From above it is easier to spot, and then rescue, footballs from next door lodged in out of reach bushes or drought affected trees unlikely to recover, miscreants dropping litter or new planting schemes coming into being. Pre-eminently a chance to be curious.
On the terrace, as Winter approaches salvias and roses flower on, pelargoniums enjoy the combination of wintry sun and background warmth and the hellebores and witch hazel are readying for their key-note display. The recently acquired dwarf wisteria looks settled and I am hopeful, too, that the replacement cherry will come through and thrive. With some trepidation I have followed instructions and cut the ever loyal lemon verbena down to size while waiting to be recompensed for care given, by the perfumed sweet smelling box – things look promising on that front but whether the scent will linger or be blown away I have yet to find out.
The anticipation alone has had its rewards so well worth being hopeful. Fortunate too for me that the increase in housing provision, with ever smaller gardens, has meant the arrival of more ‘dwarf varieties’ suitable for containers. Some flourish, others don’t and the wider implications of the building policies and horticultural developments are equally uncertain in the long run I might argue. But for the moment the pleasures are to be had and the insects and bird life can share in next year’s enjoyment.
Meanwhile I must resist the temptation to intervene. The combination of summer heat and my efforts at watering, together with periodic additions of seaweed extract (an odd choice perhaps for this native of southerly rather than maritime climes) has resulted in an abundance of olives, and healthy growth from all three trees. But down below, although over the garden fence, are two neat rows of struggling olive trees, set at right angles. Planted in narrow necked planters and kept perpetually in the rain shadow conferred both by the nearby building and their own canopies, the notion that Mediterranean plants tolerate dry conditions has taken hold, and they are suffering, which is a particular pity as the rest of the garden grows well.
I am feeling smug and also remembering the apt re-naming close family members were once encouraging, when it was agreed I might be better suited to being called Flora (Poste), the eponymous heroine of Cold Comfort Farm. Famed for taking Metropolitan ideas to the country, full of schemes to improve the lives of her relations, and always tempted to interfere in the affairs of others for sensible reasons, she is indeed an appealing role model for someone with my inclinations. Some forthcoming tree-work that necessitates cross border collaboration, might be an opportunity to offer advice supported by the photos on my ever-present phone, or even better to suggest that the advice to make use of a hosepipe and feed from time to time is passed on.
It is sometimes easier to pass on advice than to act on it, but I am really grateful for the plant suggestions and horticultural advice I’ve received though the comments and other messages over the last few months which are unexpected, helpful and informative and have mostly been put into practice. More would be welcome, particularly any experience of growing dwarf cherry trees in pots. I would offer guided tours in return but will have to settle for a wander through the photographic record instead.
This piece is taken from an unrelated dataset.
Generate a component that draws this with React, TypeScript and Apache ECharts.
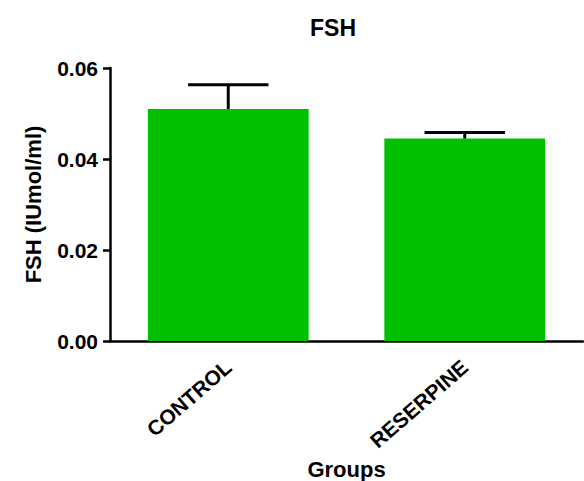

And at 8.14 today, Tuesday 4th December, with the wintry sun shining brightly, a queen bumble bee was milling around the rosemary which had caught my eye, proudly displaying its flowers and buds, presumably ready for next year’s early pollinators rather than this unexpected reluctant hibernator.
In no particular order :
My tulbaghia collection is thriving and hopefully will again survive the winter
The echium on the allotment never reached it’s full height which may be a relief to neighbouring veg growers
After last year’s disappointment I lost confidence and didn’t plant any fritillaries this Autumn
But happily I do now have some wild marjoram
I need to choose taller dahlias for the allotment
I am hoping the willow herb will return
The permanent plants have grown up so the railings are now largely obscured
and the oak seedling may be happier in a hedgerow
I have a small leaved evergreen clematis which took a while to get going, but flowers beautifully now, and isn’t at all rampant. It’s called Oberon I think.
Do you make tea with the lemon verbena? I read somewhere that Mary Berry puts lemon verbena in her lemon drizzle cake.
It is lovely to be reminded of real gardening, rather than rambling and musing in an unnecessarily over-blown way (I now think having re-read my latest post) on gardening related themes increasingly distant from gardening itself.
I have checked – and as Clematis Oberon is highly perfumed, doesn’t require pruning and I have a vacant container I am planning to track one down – or at least I will once the tinsel has all been put away.
Hopefully it will soon be joining your other suggestions, including the sweetly scented box just outside the doors to the terrace, now well adapted to this warm and windy spot.
So thank you for another recommendation. I am also truly envious of the depth of your horticultural knowledge.